Bernice Summerfield and the Vampire Curse
Apr. 22nd, 2009 09:06 pm![[personal profile]](https://www.dreamwidth.org/img/silk/identity/user.png)
I know I keep saying I'm going to stop buying the Bernice Summerfield books but they keep putting ones out with strong author line ups: in this case Mags L Halliday, Kelly Hale and Philip Purser-Hallard. I remain unconvinced by the three novella format. I would have welcomed more depth and complexity to each of the three stories here. But I think this is, nevertheless, the strongest Benny book I've read for a while.
The three stories here are very loosely linked and benefit from the fact. The first story The Badblood Diaries by Mags L Halliday is set early in Benny's career and is a tale of Vampirism on a Wuxia inspired colony. I associate Mags more with detailed and thoughtful historical writing than with world-building but her talent for description went to good use here in fleshing out a world of floating cities - endlessly chasing the sunlight so that the inhabitants never have to venture into the dark. I was frustrated that the story didn't have more space to flesh out the characters so that the reader became a little more invested in the cannon fodder of the story but that was my only real gripe with it.
Possum Kingdom by Kelly Hale told a more complex tale drawing on, I think, native American mythology. Benny, as a character, has relatively little interaction with the plot which, to a great extent, unfolds without her intervention. It's a well-written tale with an evocative sense of place and period but I found it the least engaging of the three novellas.
I've raved about Philip Purser-Hallard's world building in Of the City of the Saved before and he pulls of a similar trick in Predating the Predators. In this case the world building isn't as in your face, but the novella contains a dense background on the nature of Vampirism, the water-world of Lavelle with its hyper-rational native population and the interactions of both with Christianity and Catholicism in particular. In the end PPH opts for the Dr Who canonical explanation that faith, any faith, however ill-founded, is sufficient to hold back vampires without undermining the personal faith of his viewpoint female priest. While all this world-building is going on, he also manages to tell an engaging tale of vampiric infiltration of an academic conference attended by an aging Benny whose personal idiosyncracies actually seem a lot less irritating than normal - I'm not sure if that is because outrageous eccentricity is more acceptable in a 60-year-old or just that her quirks become charming in more assured hands.

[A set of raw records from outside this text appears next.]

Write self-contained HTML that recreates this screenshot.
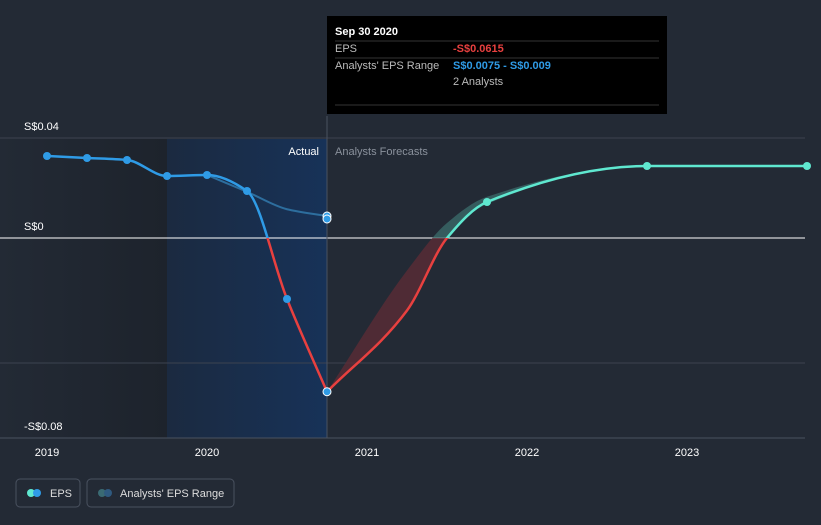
<!DOCTYPE html>
<html><head><meta charset="utf-8"><style>
body{margin:0;background:#232a35;font-family:"Liberation Sans",sans-serif;}
svg text{font-family:"Liberation Sans",sans-serif;}
</style></head><body>
<svg width="821" height="520" xmlns="http://www.w3.org/2000/svg">
<defs>
<linearGradient id="pastG" x1="0" x2="1" y1="0" y2="0"><stop offset="0" stop-color="#232a35"/><stop offset="1" stop-color="#1d232c"/></linearGradient>
<linearGradient id="actG" x1="0" x2="1" y1="0" y2="0"><stop offset="0" stop-color="#1b2a40"/><stop offset="1" stop-color="#173258"/></linearGradient>
</defs>
<rect x="0" y="0" width="821" height="520" fill="#232a35"/>
<rect x="0" y="139" width="167" height="299" fill="url(#pastG)"/>
<rect x="167" y="139" width="160" height="299" fill="url(#actG)"/>
<g id="grid"></g>
<line x1="327" y1="116" x2="327" y2="438" stroke="#4a5260" stroke-width="1"/>
<text x="319" y="155" fill="#ffffff" font-size="11" text-anchor="end">Actual</text>
<text x="335" y="155" fill="#8a919c" font-size="11">Analysts Forecasts</text>
<g id="marks"></g>
<g>
<rect x="327" y="16" width="340" height="98" fill="#000000"/>
<text x="335" y="35" fill="#fff" font-size="11" font-weight="bold">Sep 30 2020</text>
<line x1="335" y1="41" x2="659" y2="41" stroke="#333"/>
<text x="335" y="52" fill="#bbb" font-size="11">EPS</text>
<text x="453" y="52" fill="#e8403f" font-size="11" font-weight="bold">-S$0.0615</text>
<line x1="335" y1="58" x2="659" y2="58" stroke="#333"/>
<text x="335" y="69" fill="#bbb" font-size="11">Analysts' EPS Range</text>
<text x="453" y="69" fill="#2f9be6" font-size="11" font-weight="bold">S$0.0075 - S$0.009</text>
<text x="453" y="85" fill="#bbb" font-size="11">2 Analysts</text>
<line x1="335" y1="105" x2="659" y2="105" stroke="#333"/>
</g>
<g>
<rect x="16" y="479" width="64" height="28" rx="4" fill="none" stroke="#4a5260"/>
<circle cx="31" cy="493" r="4" fill="#5fe8d0"/><circle cx="37" cy="493" r="4" fill="#2f9be6"/>
<text x="50" y="497" fill="#ddd" font-size="11">EPS</text>
<rect x="87" y="479" width="147" height="28" rx="4" fill="none" stroke="#4a5260"/>
<circle cx="102" cy="493" r="4" fill="#3a6a73"/><circle cx="108" cy="493" r="4" fill="#2f5a80"/>
<text x="120" y="497" fill="#ddd" font-size="11">Analysts' EPS Range</text>
</g>
</svg>
<script>
const yTickVals=[0.04,0,-0.08];
const yTickLabels=["S$0.04","S$0","-S$0.08"];
const xTickVals=[2019,2020,2021,2022,2023];
const actualX=[2019,2019.25,2019.5,2019.75,2020,2020.25,2020.5,2020.75];
const actualY=[0.0328,0.032,0.0312,0.0248,0.0252,0.0188,-0.0244,-0.0615];
const pastEstX=[2020,2020.25,2020.5,2020.75];
const pastEstY=[0.0252,0.0185,0.0115,0.0088];
const fcX=[2020.75,2021.25,2021.5,2021.75,2022.75,2023.75];
const fcY=[-0.0615,-0.029,0,0.0144,0.0288,0.0288];
const fcLow=[-0.0615,-0.029,0,0.0136,0.0288,0.0288];
const fcHigh=[-0.0615,-0.013,0.006,0.0165,0.0288,0.0288];
const ns="http://www.w3.org/2000/svg";
const X=v=>47+(v-2019)*160;
const Y=v=>238-v*2500;
function el(t,a,p){const e=document.createElementNS(ns,t);for(const k in a)e.setAttribute(k,a[k]);p.appendChild(e);return e;}
const g=document.getElementById('grid'),m=document.getElementById('marks');
yTickVals.forEach((v,i)=>{
 const l=el('line',{x1:0,x2:805,y1:Y(v),y2:Y(v),stroke:v===0?'#ffffff':'#3c4350','stroke-width':1},g);
 
 
 const t=el('text',{x:24,y:Y(v)-8,fill:'#ffffff','font-size':11},g);t.textContent=yTickLabels[i];
 
 
});
const gl=el('line',{x1:0,x2:805,y1:Y(-0.05),y2:Y(-0.05),stroke:'#3c4350'},g);


const ax=el('line',{x1:0,x2:805,y1:438,y2:438,stroke:'#4a5260'},g);


xTickVals.forEach(v=>{
 const t=el('text',{x:X(v),y:456,fill:'#ffffff','font-size':11,'text-anchor':'middle'},g);t.textContent=v;
 
 
});
function mono(xs,ys){
 const px=xs.map(X),py=ys.map(Y),n=px.length;
 const dx=[],s=[];for(let i=0;i<n-1;i++){dx.push(px[i+1]-px[i]);s.push((py[i+1]-py[i])/dx[i]);}
 const t=[s[0]];for(let i=1;i<n-1;i++){t.push(s[i-1]*s[i]<=0?0:3*(dx[i-1]+dx[i])/((2*dx[i]+dx[i-1])/s[i-1]+(dx[i]+2*dx[i-1])/s[i]));}
 t.push(s[n-2]);
 let d='M'+px[0]+','+py[0];
 for(let i=0;i<n-1;i++){const h=dx[i]/3;d+=' C'+(px[i]+h)+','+(py[i]+t[i]*h)+' '+(px[i+1]-h)+','+(py[i+1]-t[i+1]*h)+' '+px[i+1]+','+py[i+1];}
 return d;
}
function monoRev(xs,ys){return mono(xs.slice().reverse(),ys.slice().reverse());}
const clip1=el('clipPath',{id:'pos'},m);el('rect',{x:0,y:0,width:821,height:238},clip1);
const clip2=el('clipPath',{id:'neg'},m);el('rect',{x:0,y:238,width:821,height:300},clip2);
const bandD=mono(fcX,fcHigh)+' L'+monoRev(fcX,fcLow).slice(1)+'Z';
const bandP=el('path',{d:bandD,fill:'#3c6e6c','fill-opacity':0.75,'clip-path':'url(#pos)'},m);


const bandN=el('path',{d:bandD,fill:'#5a2c36','fill-opacity':0.8,'clip-path':'url(#neg)'},m);


const pe=el('path',{d:mono(pastEstX,pastEstY),fill:'none',stroke:'#2d6e9e','stroke-width':2},m);


const aBlue=el('path',{d:mono(actualX,actualY),fill:'none',stroke:'#2f9be6','stroke-width':2.5,'clip-path':'url(#pos)'},m);


const aRed=el('path',{d:mono(actualX,actualY),fill:'none',stroke:'#e8403f','stroke-width':2.5,'clip-path':'url(#neg)'},m);


const fPos=el('path',{d:mono(fcX,fcY),fill:'none',stroke:'#5fe8d0','stroke-width':2.5,'clip-path':'url(#pos)'},m);


const fNeg=el('path',{d:mono(fcX,fcY),fill:'none',stroke:'#e8403f','stroke-width':2.5,'clip-path':'url(#neg)'},m);


actualX.forEach((x,i)=>{
 const c=el('circle',{cx:X(x),cy:Y(actualY[i]),r:4,fill:'#2f9be6'},m);
 if(i===actualX.length-1){c.setAttribute('stroke','#fff');c.setAttribute('stroke-width',1);}
 
 
});
const pt=el('circle',{cx:X(2020.75),cy:Y(0.0088),r:4,fill:'#2f9be6',stroke:'#fff','stroke-width':1},m);


const pt2=el('circle',{cx:X(2020.75),cy:Y(0.0076),r:4,fill:'#2f9be6',stroke:'#fff','stroke-width':1},m);


[[2021.75,0.0144],[2022.75,0.0288],[2023.75,0.0288]].forEach(p=>{
 const c=el('circle',{cx:X(p[0]),cy:Y(p[1]),r:4,fill:'#5fe8d0'},m);
 
 
});
</script>
</body></html>
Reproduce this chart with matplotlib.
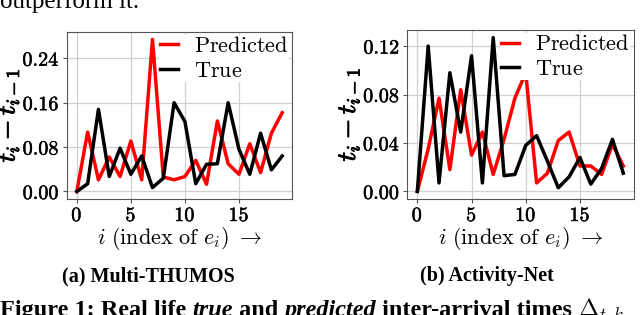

In fact Benny is considerably less annoying in all three novellas than she frequently can be. I continue to think she works much better away from the world of the Braxiatel Collection (as in all these stories) and generally is a more attractive character when author's restrain the impulse to play her for laughs too much.
I believe this is possibly the last Bernice Summerfield book to be produced. I'm not I shall entirely mourn the passing of the line, but it is a shame that it is being shut down just when it seemed to have found something of a new lease of life.
The three stories here are very loosely linked and benefit from the fact. The first story The Badblood Diaries by Mags L Halliday is set early in Benny's career and is a tale of Vampirism on a Wuxia inspired colony. I associate Mags more with detailed and thoughtful historical writing than with world-building but her talent for description went to good use here in fleshing out a world of floating cities - endlessly chasing the sunlight so that the inhabitants never have to venture into the dark. I was frustrated that the story didn't have more space to flesh out the characters so that the reader became a little more invested in the cannon fodder of the story but that was my only real gripe with it.
Possum Kingdom by Kelly Hale told a more complex tale drawing on, I think, native American mythology. Benny, as a character, has relatively little interaction with the plot which, to a great extent, unfolds without her intervention. It's a well-written tale with an evocative sense of place and period but I found it the least engaging of the three novellas.
I've raved about Philip Purser-Hallard's world building in Of the City of the Saved before and he pulls of a similar trick in Predating the Predators. In this case the world building isn't as in your face, but the novella contains a dense background on the nature of Vampirism, the water-world of Lavelle with its hyper-rational native population and the interactions of both with Christianity and Catholicism in particular. In the end PPH opts for the Dr Who canonical explanation that faith, any faith, however ill-founded, is sufficient to hold back vampires without undermining the personal faith of his viewpoint female priest. While all this world-building is going on, he also manages to tell an engaging tale of vampiric infiltration of an academic conference attended by an aging Benny whose personal idiosyncracies actually seem a lot less irritating than normal - I'm not sure if that is because outrageous eccentricity is more acceptable in a 60-year-old or just that her quirks become charming in more assured hands.
In fact Benny is considerably less annoying in all three novellas than she frequently can be. I continue to think she works much better away from the world of the Braxiatel Collection (as in all these stories) and generally is a more attractive character when author's restrain the impulse to play her for laughs too much.
I believe this is possibly the last Bernice Summerfield book to be produced. I'm not I shall entirely mourn the passing of the line, but it is a shame that it is being shut down just when it seemed to have found something of a new lease of life.